# Across the Universe Soundtrack



## BoomieMCT (Dec 11, 2006)

Let me start off by saying right now that even though I'm giving a good review to this CD I'm no Beatles fanboy. Historically I've been lukewarm on the band and never understood the huge following and hype that they've commanded for five decades or so. I shudder when Sir Paul opens his mouth to sing or speak and all the hippy stuff is lost on me.

So I saw this movie when it was in the theaters as a "date night" with the wife. It didn't have as much eye candy as I expected (I expected 2 hours straight of mind-blowing visuals) but the acting, music and story were much better than I expected. I also realized that many Beatle's songs that had no draw for me were suddenly appealing with slightly changed instrumentals and different singers. "I want to hold your hand" sounded much better to me with a subdued band and T.V. Carpio singing. "It won't be long" was much better with Evan Rachel Wood singing. 
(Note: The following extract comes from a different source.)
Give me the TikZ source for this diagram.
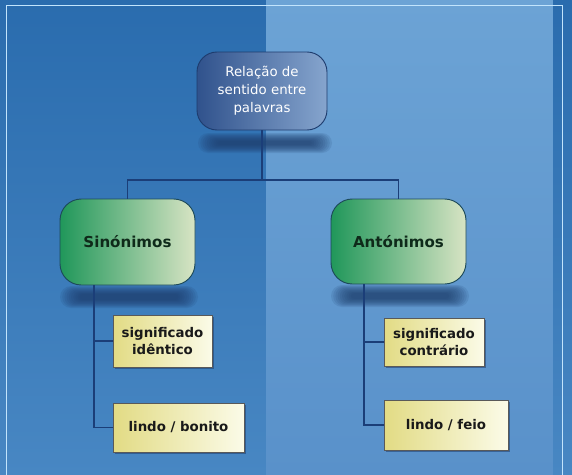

So I bought the CD and a used CD shop and listened to it for a while. I wasn't disappointed. I think it is a very good recording with great studio work. As stated I love the re-imaginings of most of the songs. I've listened to it quite a few times now (odd for a non-Beatles guy) and liked it enough to order the "Deluxe" 2-disk version. I'll comment on that when it arrives in the mail. 

Hardcore Beatles fans might not like the different versions of these songs, some may. I think anyone who, like me, never understood Beatlesmania should give this disk a try.


----------



## xcapri79 (Jun 7, 2008)

As a Beatles fan I think that "Across the Universe" was awesome! I don't think you could create such a movie with songs from any other group other than the Beatles. Remember first and foremost the Beatles were the greatest group of songwriters that the industry has ever and will ever see.

No other group in music has had two lead singers and song writers with the ability and personality of John Lennon and Paul McCartney. George Harrison himself stands on his own as an accomplished singer, songwriter and musician. Ringo Star was simply the luckiest man in the world to have been part of this group. 

The Beatles best exemplify being in the right place at the right time as they led the British Invasion and sparked the rapid growth of the entire multi-billion dollar popular music industry. That was Beatlemania. 

Perhaps the greatest tributes come from musicians themselves. Brian May of Queen acknowledged on the Queen DVD, the widely held view that the Beatles with George Martin wrote the "Bible" of Rock music. They laid the ground work for all future bands and artists. Remember that Sgt. Pepper was done in 1967 before everyone else!

When asked what song would you have liked to have written, Brian Adams responded, "Any Beatles song". Like Strawberry Fields, the Beatles are forever!


----------